2 For the optimizer, only the homotopy that we are in matters, the exact path is not that important here. We assume that the optimizer will converge to the same path in any case.
In addition, we take a brief look at the resulting path length, and the computation times of the solutions. Path length is a secondary (but interesting) factor here, since we are usually more interested in the homotopy of the path, and less the exact length, since the path is usually post processed (e.g. smoothed, a velocity profile is added) anyways2.
We see that, while the path tends to be ‘more optimal’ (=shorter, in this case), the worst case (and also the average) computation time goes up again if the goal bias is chosen too big. Conversely, if the goal bias is too small, the exploration phase goes on too long, and the paths tend to be a bit longer as well.
3 All experiments were run 100 times for each goal bias. Everything was implemented in python, meaning that it is generally slow (but all experiments are equally slow, so they are compareable).
Ideally, we would look at all possible environments, and planning problems, and run tests on them. Since that is not possible, we try to look at a few different ones3 (hopefully covering some interesting cases):
- A masspoint in an 2D environment with random obstacles
- A masspoint in an 2D environment with a narrow passage off center
- A rigid (L-formed) body in an 2D environment with a narrow passage off center (leading to a 3D problem, with a narrow passage)
- A robotic arm with 3 joints on an axis (i.e. a 4D problem)
- A 6 dimensional masspoint with a (6d)cube in the middle of the environment
We look at the average and the middle quantile (i.e. 25%-75%) of the data of the resulting path length and computation times. Additionally, we plot ‘all data’, i.e. the 5%-95% interval, meaning we get rid of extreme outliers here.
Generally, we are mostly interested in the worst case scenario, not really in the average. It is left to say that this represents the worst case scenarios that occurred during my runs - since it is a probabilistic algorithm, it is always possible to get something even worse with an awful runtime. However, the relations between the different goal biases give a good indicator of how the algorithms tend to perform.
In all of the examples, it is obvious that the extreme values for \(p\) are not exactly a great idea. Additionally, the narrow corridor example shows that there is a benefit in having a tendency for more exploration in case tight passages are present in the path planning problem.
There are a couple of things to keep in mind here:
- None of the examples are really high dimensional problems.
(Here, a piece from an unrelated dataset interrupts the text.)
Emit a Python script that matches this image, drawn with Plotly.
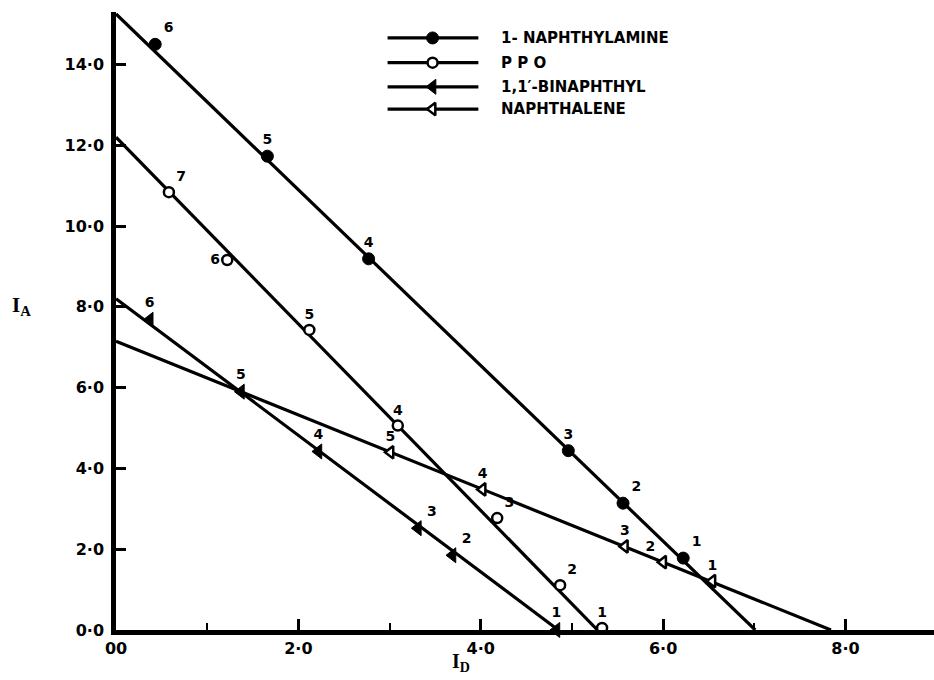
import plotly.graph_objects as go

# ---------------- data ----------------
amine_x = [6.22, 5.56, 4.96, 2.77, 1.66, 0.43]
amine_y = [1.78, 3.14, 4.44, 9.19, 11.73, 14.50]
amine_lbl = ["1", "2", "3", "4", "5", "6"]
amine_line_x = [0.0, 7.01]
amine_line_y = [15.25, 0.0]

ppo_x = [5.33, 4.87, 4.18, 3.09, 2.12, 1.22, 0.58]
ppo_y = [0.05, 1.11, 2.77, 5.06, 7.43, 9.16, 10.84]
ppo_lbl = ["1", "2", "3", "4", "5", "6", "7"]
ppo_line_x = [0.0, 5.28]
ppo_line_y = [12.2, 0.0]

binaph_x = [4.83, 3.69, 3.31, 2.22, 1.37, 0.37]
binaph_y = [0.0, 1.85, 2.52, 4.42, 5.90, 7.68]
binaph_lbl = ["1", "2", "3", "4", "5", "6"]
binaph_line_x = [0.0, 4.85]
binaph_line_y = [8.2, 0.0]

naph_x = [6.54, 6.00, 5.58, 4.02, 3.01]
naph_y = [1.21, 1.68, 2.07, 3.48, 4.40]
naph_lbl = ["1", "2", "3", "4", "5"]
naph_line_x = [0.0, 7.84]
naph_line_y = [7.15, 0.0]

legend_names = ["1- NAPHTHYLAMINE", "P P O", "1,1\u2032-BINAPHTHYL", "NAPHTHALENE"]

x_tickvals = [0, 2, 4, 6, 8]
x_ticktext = ["00", "2\u00b70", "4\u00b70", "6\u00b70", "8\u00b70"]
y_tickvals = [0, 2, 4, 6, 8, 10, 12, 14]
y_ticktext = ["0\u00b70", "2\u00b70", "4\u00b70", "6\u00b70", "8\u00b70",
              "10\u00b70", "12\u00b70", "14\u00b70"]

# ---------------- style ----------------
FONT = "DejaVu Sans"
LBL_FONT = dict(family=FONT, size=14, color="black", weight="bold")

amine_pos = ["top right", "top right", "top center", "top center", "top center", "top right"]
ppo_pos = ["top center", "top right", "top right", "top center", "top center", "middle left", "top right"]
binaph_pos = ["top center", "top right", "top right", "top center", "top center", "top center"]
naph_pos = ["top center", "top left", "top center", "top center", "top center"]

series = [
    dict(lx=amine_line_x, ly=amine_line_y, px=amine_x, py=amine_y, lbl=amine_lbl, pos=amine_pos,
         marker=dict(symbol="circle", size=12, color="black", line=dict(color="black", width=1))),
    dict(lx=ppo_line_x, ly=ppo_line_y, px=ppo_x, py=ppo_y, lbl=ppo_lbl, pos=ppo_pos,
         marker=dict(symbol="circle", size=10, color="white", line=dict(color="black", width=2.5))),
    dict(lx=binaph_line_x, ly=binaph_line_y, px=binaph_x, py=binaph_y, lbl=binaph_lbl, pos=binaph_pos,
         marker=dict(symbol="triangle-left", size=13, color="black", line=dict(color="black", width=1))),
    dict(lx=naph_line_x, ly=naph_line_y, px=naph_x, py=naph_y, lbl=naph_lbl, pos=naph_pos,
         marker=dict(symbol="triangle-left", size=11, color="white", line=dict(color="black", width=2.5))),
]

fig = go.Figure()

for s in series:
    fig.add_trace(go.Scatter(x=s["lx"], y=s["ly"], mode="lines",
                             line=dict(color="black", width=3.2), showlegend=False,
                             hoverinfo="skip", cliponaxis=False))
for s in series:
    fig.add_trace(go.Scatter(x=s["px"], y=s["py"], mode="markers+text",
                             marker=s["marker"], text=s["lbl"], textposition=s["pos"],
                             textfont=LBL_FONT, showlegend=False, cliponaxis=False))

# ---------------- hand-drawn legend (overlay axes in plot-area fractions) ----------------
leg_rows = [0.958, 0.918, 0.879, 0.843]
leg_x0, leg_xm, leg_x1, leg_tx = 0.332, 0.387, 0.443, 0.468
for name, s, yy in zip(legend_names, series, leg_rows):
    fig.add_trace(go.Scatter(x=[leg_x0, leg_x1], y=[yy, yy], mode="lines",
                             line=dict(color="black", width=3.2), xaxis="x2", yaxis="y2",
                             showlegend=False, hoverinfo="skip"))
    fig.add_trace(go.Scatter(x=[leg_xm], y=[yy], mode="markers", marker=s["marker"],
                             xaxis="x2", yaxis="y2", showlegend=False, hoverinfo="skip"))
    fig.add_annotation(x=leg_tx, y=yy, xref="x2", yref="y2", text=name, showarrow=False,
                       xanchor="left", yanchor="middle",
                       font=dict(family=FONT, size=15, color="black", weight="bold"))

# axis titles
fig.add_annotation(x=-0.115, y=0.525, xref="paper", yref="paper", showarrow=False,
                   text="<b>I</b><sub><b>A</b></sub>", xanchor="center", yanchor="middle",
                   font=dict(family="Liberation Serif", size=21, color="black"))
fig.add_annotation(x=0.422, y=-0.052, xref="paper", yref="paper", showarrow=False,
                   text="<b>I</b><sub><b>D</b></sub>", xanchor="center", yanchor="middle",
                   font=dict(family="Liberation Serif", size=20, color="black"))

fig.update_layout(
    width=934, height=680,
    margin=dict(l=116, r=0, t=12, b=50),
    paper_bgcolor="white", plot_bgcolor="white",
    showlegend=False,
    font=dict(family=FONT, color="black"),
    xaxis=dict(range=[0, 8.97], showgrid=False, zeroline=False,
               showline=True, linecolor="black", linewidth=4.5,
               tickvals=x_tickvals, ticktext=x_ticktext,
               ticks="inside", ticklen=11, tickwidth=3, tickcolor="black",
               tickfont=dict(family=FONT, size=16, color="black", weight="bold"),
               minor=dict(tickvals=[1, 3, 5, 7], ticks="inside", ticklen=7,
                          tickwidth=2, tickcolor="black")),
    yaxis=dict(range=[0, 15.3], showgrid=False, zeroline=False,
               showline=True, linecolor="black", linewidth=4.5,
               tickvals=y_tickvals, ticktext=y_ticktext,
               ticks="inside", ticklen=10, tickwidth=3, tickcolor="black",
               ticklabelstandoff=4,
               tickfont=dict(family=FONT, size=16, color="black", weight="bold")),
    xaxis2=dict(range=[0, 1], overlaying="x", visible=False, fixedrange=True),
    yaxis2=dict(range=[0, 1], overlaying="y", visible=False, fixedrange=True),
)

fig.write_html("out.html")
Working with e.g. multiple agents, or doing kinodynamic planning leads to higher dimensionalities quickly, and possibly different problems/conclusions
- Other versions of RRT exist - as such a basic RRT implementation can almost always be outperformed by e.g. a bidirectional version of RRT, or a more informed planner.
- More sophisticated versions of goal biasing were not tested. It might be best to first use a very low bias to facilitate good initial exploration, and then gradually increase it to go towards the goal more quickly (hopefully).
In general, it seems to be the case that we want to choose a goal bias of around 5-15% to be safely away from extremely bad performance. However, it is usually possible to run the problem a few times before hand with various parameter settings - meaning it is possible to do this analysis briefly before actually deploying/using the algorithm.